USA — People don’t want to be wildland firefighters because they enjoy being in a classroom.
So Thursday was easily the favorite day for more than 100 students in the basic firefighting courses at the Arizona Wildfire Academy in Prescott.
After four straight days in the classroom, they got to help conduct a 12-acre prescribed burn on the Embry-Riddle Aeronautical University campus near their classrooms.
“You train all day, Sunday through Thursday, and then you finally get out there and see what it’s all about,” student Alex Meraz of Tucson said. “It’s a great way to end it.”
The others around him all agreed that Thursday’s successful burn made all that class time worth it.
Meraz hopes the training will lead to a job in wildland firefighting. Others in the class are volunteers in small fire departments who want to do their best.
While the basic classes helped prepare for the burn by clearing the burn boundary after the saw class cut back the brush, others practiced laying out hose lines, using foam, and drafting sample burn plans.
This was the first time in the Wildfire Academy’s six years that weather conditions have allowed firefighters to ignite a controlled burn on the campus.
In fact, it’s the first time that any wildland firefighting agency has ignited a controlled burn inside the city limits of Prescott.
The thick, decadent brush surrounding the ERAU campus probably hasn’t burned since the early 1900s, said Todd Rhines, safety officer on the burn.
The weather conditions were perfect, and the brush was burning better than he anticipated, said Jason Clawson, ignitions officer on the fire.
The fact that the brush burned so readily just four days after it snowed demonstrates how quickly wildfire danger can increase, Rhines said.
“That’s a key note,” said Duane Steinbrink, burn boss for Thursday’s prescribed burn. “People need to make sure they’re providing defensible space (around their own homes).”

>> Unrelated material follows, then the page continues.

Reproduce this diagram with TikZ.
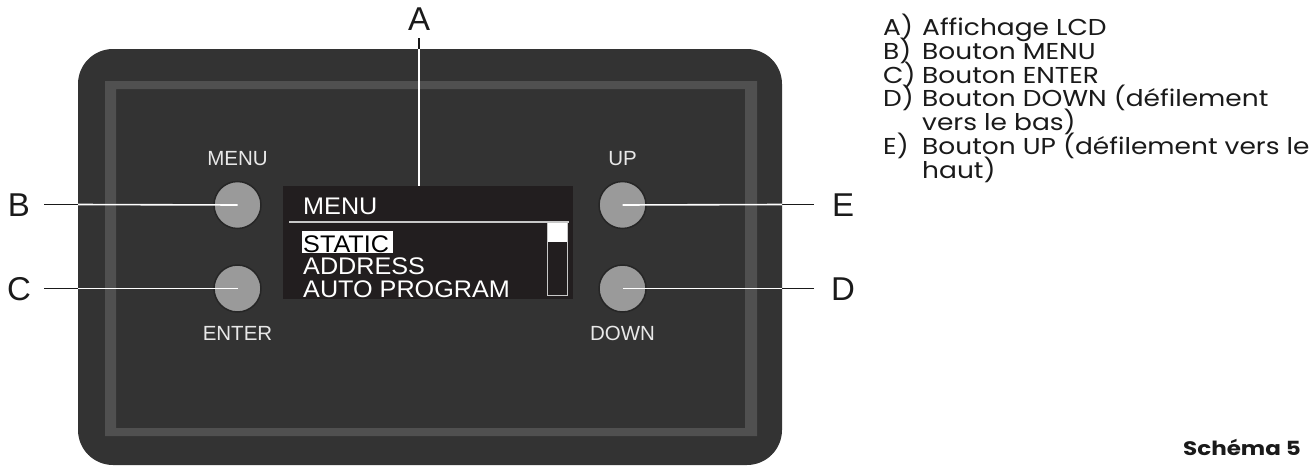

Fire managers are anticipating an especially dangerous wildfire season in the desert this year because winter rains produced a bumper crop of grass that will dry out quickly.
While the precipitation helped reduce the fire danger in heavier fuels such as pine trees, it doesn’t necessarily take the high country out of fire danger, Rhines said.
“If we don’t get any more moisture, I’ve got to say we’re a little above-normal (in Prescott-area wildfire danger) just because of the dead chaparral component,” Rhines said. “The chances of a big fire are pretty good.”
More than a decade of drought has killed off large swaths of chaparral in the Prescott National Forest and surrounding areas.
“I think that’s what a lot of people don’t understand,” Rhines said. “Dead fuel continues to be dead fuel.”
A side benefit to Thursday’s training was the extra protection against wildfires spreading between ERAU and the neighboring Piñon Oaks subdivision, Prescott Fire Chief Darrell Willis said.
The Prescott Fire Department used its relatively new Reverse-911 system to alert about 330 Piñon Oaks residents that the burn would be taking place Thursday.
Fire managers simply outlined the calling area on a computer screen map, taped a 30-second message and sent it off, Willis said.
The message works in live or recorded answers, Willis said. Unfortunately, 21 people hung up before the message finished, apparently thinking it was a solicitation call.
This was only the second time the Prescott Fire Department has used the Reverse-911 system, Steinbrink said.